O romance histórico no primeiro romantismo português
Herculano
«(…) Quando o carácter
dos indivíduos ou das nações é suficientemente conhecido, quando os monumentos,
as tradições e as crónicas desenharam esse carácter com pincel firme, o
novelista pode ser mais verídico do que o historiador; porque está mais
habituado a recompor o coração do que é morto pelo coração do que é vivo, o
génio do povo que passou pelo do povo que passa. Desde o aparecimento de Mestre
Gil, da Abóbada e da Morte do Lidador,
Herculano conquistara um público que lhe ficou fiel e discípulos que o não negaram.
Testemunham-no não só as sucessivas reedições dos seus romances, como também o
seu discípulo Rebelo Silva, que em 1848
escrevia no jornal A Época: … esse
nome escrito no rosto da Harpa do
Crente, da História de Portugal,
do Presbítero, e ultimamente
no Monge de Cister é tão conhecido na casa patriarcal
das províncias como no faustoso aposento da cidade.

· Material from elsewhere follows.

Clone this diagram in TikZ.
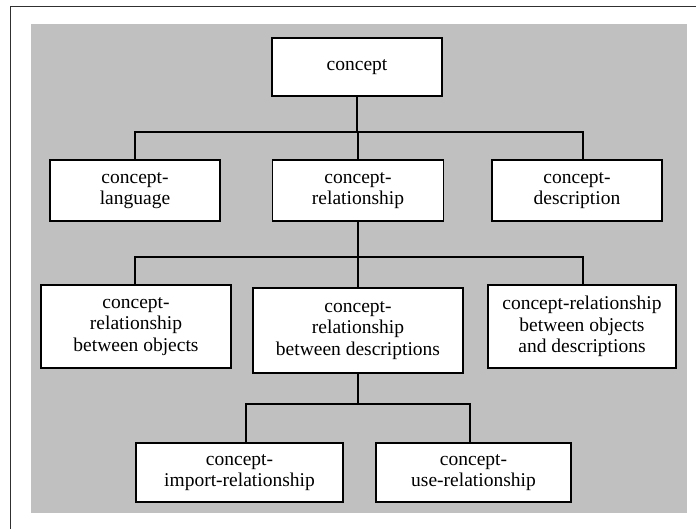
\documentclass[tikz,border=0pt]{standalone}
\usepackage{fontspec}
\setmainfont{Liberation Serif}
\definecolor{panelgrey}{HTML}{C0C0C0}
\definecolor{framegrey}{HTML}{303030}
\begin{document}
\begin{tikzpicture}[x=1pt,y=-1pt,
  box/.style={draw=black, line width=1.6pt, fill=white, inner sep=0pt,
    align=center, font=\fontsize{19.5}{21.5}\selectfont, anchor=center},
  link/.style={draw=black, line width=1.6pt}]
  \useasboundingbox (0,0) rectangle (696,529);
  % outer frame (left and top edges)
  \draw[framegrey, line width=1pt] (10,529) -- (10,7) -- (696,7);
  % grey panel
  \fill[panelgrey] (31,24) rectangle (687,513);

  % bus levels
  \coordinate (b1) at (0,132);
  \coordinate (b2) at (0,257);
  \coordinate (b3) at (0,404);

  % level 1
  \node[box, minimum width=170pt, minimum height=58pt] (concept) at (357,67) {concept};
  % level 2
  \node[box, minimum width=170pt, minimum height=61pt] (lang) at (135,190.5) {concept-\\language};
  \node[box, minimum width=171pt, minimum height=61pt] (rel) at (358,190.5) {concept-\\relationship};
  \node[box, minimum width=170pt, minimum height=61pt] (desc) at (577,190.5) {concept-\\description};
  % level 3
  \node[box, minimum width=190pt, minimum height=83pt] (obj) at (136,326.5) {concept-\\relationship\\between objects};
  \node[box, minimum width=210pt, minimum height=85pt] (bdesc) at (358,330.5) {concept-\\relationship\\between descriptions};
  \node[box, minimum width=188pt, minimum height=83pt] (objdesc) at (582,326.5) {concept-relationship\\between objects\\and descriptions};
  % level 4
  \node[box, minimum width=207pt, minimum height=59pt] (imp) at (239.5,472.5) {concept-\\import-relationship};
  \node[box, minimum width=195pt, minimum height=59pt] (use) at (473.5,472.5) {concept-\\use-relationship};

  % connectors
  \draw[link] (concept.south) -- (concept.south |- b1) -| (lang.north);
  \draw[link] (concept.south) -- (concept.south |- b1) -| (rel.north);
  \draw[link] (concept.south) -- (concept.south |- b1) -| ([xshift=6pt]desc.north);

  \draw[link] (rel.south) -- (rel.south |- b2) -| ([xshift=-1pt]obj.north);
  \draw[link] (rel.south) -- (rel.south |- b2) -| (bdesc.north);
  \draw[link] (rel.south) -- (rel.south |- b2) -| ([xshift=1pt]objdesc.north);

  \draw[link] (bdesc.south) -- (bdesc.south |- b3) -| ([xshift=6.5pt]imp.north);
  \draw[link] (bdesc.south) -- (bdesc.south |- b3) -| ([xshift=-3.5pt]use.north);
\end{tikzpicture}
\end{document}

Em 1840, Herculano escreveu o seu primeiro romance histórico, o Monge
de Cister, que só veio a ser publicado em volume em 1848, para entretanto dar a primazia de
estampa ao Eurico (1844), elaborado durante o ano de 1843. O Monge de Cister está
composto dentro dos princípios estéticos e dos objectivos que o seu autor adoptara
para o género novelístico cujas primícias lhe ficaram a pertencer na literatura
portuguesa. O Monge faz parte de uma série romanesca intitulada O
Monasticon, concepção complexa,
cujos limites não sei de antemão assinalar, e que o autor, depois de escrito
o Eurico, deixou apenas em díptico. O Eurico, porém, já
não é só uma crónica-romance mas, principalmente, uma crónica-poema,
lenda ou quer que seja dos presbítero
godo. Esse hibridismo elevou, pela poesia do eu romântico, o Eurico à categoria de uma das obras representativas
do Romantismo. A densa atmosfera de fatalidade nos amores de Eurico e
Hermengarda, a solução pela morte de um e loucura da outra estavam na índole da
concepção do amor mais generalizada entre portugueses: amor louco, morte por
amor.
Outra virtude romântica
que explica o lugar que o Eurico veio ocupar na produção literária do romantismo
português, direi até peninsular, foi a época escolhida, que tanto satisfez ao
gosto da época pelo exotismo no tempo, talvez a mais atraente sedução a que o
romântico sucumbia. No Eurico, Herculano foge já ao cânone por ele próprio
estabelecido, dominado pela feição do seu temperamento poético, elegíaco e
soturno. De resto, só os medíocres são ortodoxos na escola literária; os
grandes e os maiores não se sujeitam ao constrangimento da regra. Castilho,
ao apreciar o Eurico na Revista Universal Lisbonense condena-lhe
a originalidade dizendo: … o Eurico, em nossa particular e
respeitosa opinião, é um livro mui notável para ser lido, muito impróprio para
ser inculcado como vade mecum.
Os seus desenhos são severos, grandiosos e todos a negro. Foi uma valente mão a
que os perfez; só outra valente mão os poderia copiar, e faria mal se o fizesse.
São como as poesias de Ossian: maravilham, e largam-se. O que hoje principalmente
carecemos, o que pedimos, e o que esperamos virá aparecendo, são obras correntes, acessíveis a todos os
entendimentos, adaptáveis a todos os gostos, espelhos do mundo, da alma e do coração,
três coisas em que há sempre misturada toda a sorte de cores e de tons.
Assim, Castilho já então
aparecia a propugnar por uma novelística divulgadora de conhecimentos, de moral
acomodada às conveniências, acessível a todos
os entendimentos, aquilo que viria a ser o romance histórico do segundo
romantismo. O Monge de Cister, festejado como a nossa primeira
novela histórica aquando da sua publicação, constitui o segundo quadro de O
Monasticon e conta a luta íntima entre uma violenta paixão de vingança
e o preceito cristianíssimo do perdão. Pretende ressuscitar a época do rei João I
e está recheado de erudição arqueológica suficientemente adequada a um romance.
Neste particular, o poder descritivo do autor é incomparavelmente maior do que
o evocativo. Herculano não possuía em grande medida o poder de criação
novelística e o Monge de Cister, no que respeita a acção e personagens,
foi todo descrito em tons sombrios e, se na parte histórica, em vários lances,
rivaliza com Scott, na elaboração da parte fictiva ficou aquém das obras do romancista
escocês». In Castelo Branco Chaves, O Romance Histórico no Romantismo Português,
Instituto de Cultura Português, Centro Virtual Camões, Instituto Camões,
oficinas Gráficas da Livraria Bertrand, 1980.